How can $F_{\mu\nu}F^{\mu\nu} = 2(B^2-E^2)$ be proved? [closed]

Question

How does $F_{\mu\nu}F^{\mu\nu} = 2(B^2-E^2)$?

$$ F_{\mu\nu}=\pmatrix{ 0&E_x&E_y&E_z\\ -E_x&0&-B_z&B_y\\ -E_y&B_z&0&-B_x\\ -E_z&-B_y&B_x&0 } $$

$$ F^{\mu\nu}=\pmatrix{ 0&-E_x&-E_y&-E_z\\ E_x&0&-B_z&B_y\\ E_y&B_z&0&-B_x\\ E_z&-B_y&B_x&0 } $$

The matrix product:

$$ F_{\mu\nu}F^{\mu\nu}= \left( \begin{array}{cccc} \text{Ex}^2+\text{Ey}^2+\text{Ez}^2 & \text{Bz} \text{Ey}-\text{By} \text{Ez} & \text{Bx} \text{Ez}-\text{Bz} \text{Ex} & \text{By} \text{Ex}-\text{Bx} \text{Ey} \\ \text{By} \text{Ez}-\text{Bz} \text{Ey} & -\text{By}^2-\text{Bz}^2+\text{Ex}^2 & \text{Bx} \text{By}+\text{Ex} \text{Ey} & \text{Bx} \text{Bz}+\text{Ex} \text{Ez} \\ \text{Bz} \text{Ex}-\text{Bx} \text{Ez} & \text{Bx} \text{By}+\text{Ex} \text{Ey} & -\text{Bx}^2-\text{Bz}^2+\text{Ey}^2 & \text{By} \text{Bz}+\text{Ey} \text{Ez} \\ \text{Bx} \text{Ey}-\text{By} \text{Ex} & \text{Bx} \text{Bz}+\text{Ex} \text{Ez} & \text{By} \text{Bz}+\text{Ey} \text{Ez} & -\text{Bx}^2-\text{By}^2+\text{Ez}^2 \\ \end{array} \right) $$

So is $F_{\mu\nu}F^{\mu\nu}$ not a matrix product?

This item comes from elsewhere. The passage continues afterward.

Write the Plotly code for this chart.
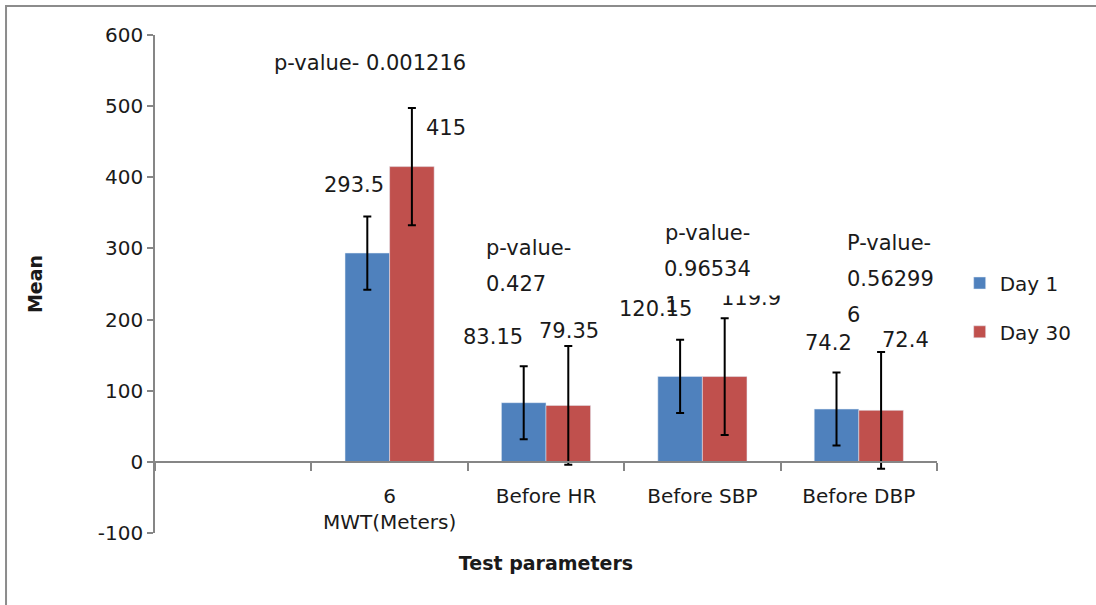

How do I obtain $2(B^2-E^2$)?

Answer 1

As pointed out in the other answer,you have to sum over the indices. This is equivalent to taking the trace over the matrix product(in this case). Note an overall negative sign in missing in your matrix product because because $F_{\mu\nu}F^{\mu\nu}$ is not the trace of the matrix product of the $F_{\mu\nu}$ matrix with the $F^{\mu\nu}$ matrix.It is the trace of the matrix product of one with the transpose of the other.After fixing the sign, You just need to take trace of the correct matrix product,and the result will be $2(B^2-E^2)$.

Answer 2

In Einstein tensor notation, repeated incides in a product are implicitly summed over. So, explicitly written out, this reads:

$$\sum_{\mu,\nu}F_{\mu\nu}F^{\mu\nu}=2(B^2-E^2)$$

Answer 3

Since the sum over repeated indices is implied as other answers have pointed out, $F_{\mu\nu}F^{\mu\nu}$ is nothing but the sum of the elements of the element-wise product of the matrices $F_{\mu\nu}$ and $F^{\mu\nu}$. From this, the equality you are after follows immediately without even (matrix-)multiplying them, since the element-wise product is trivial to calculate.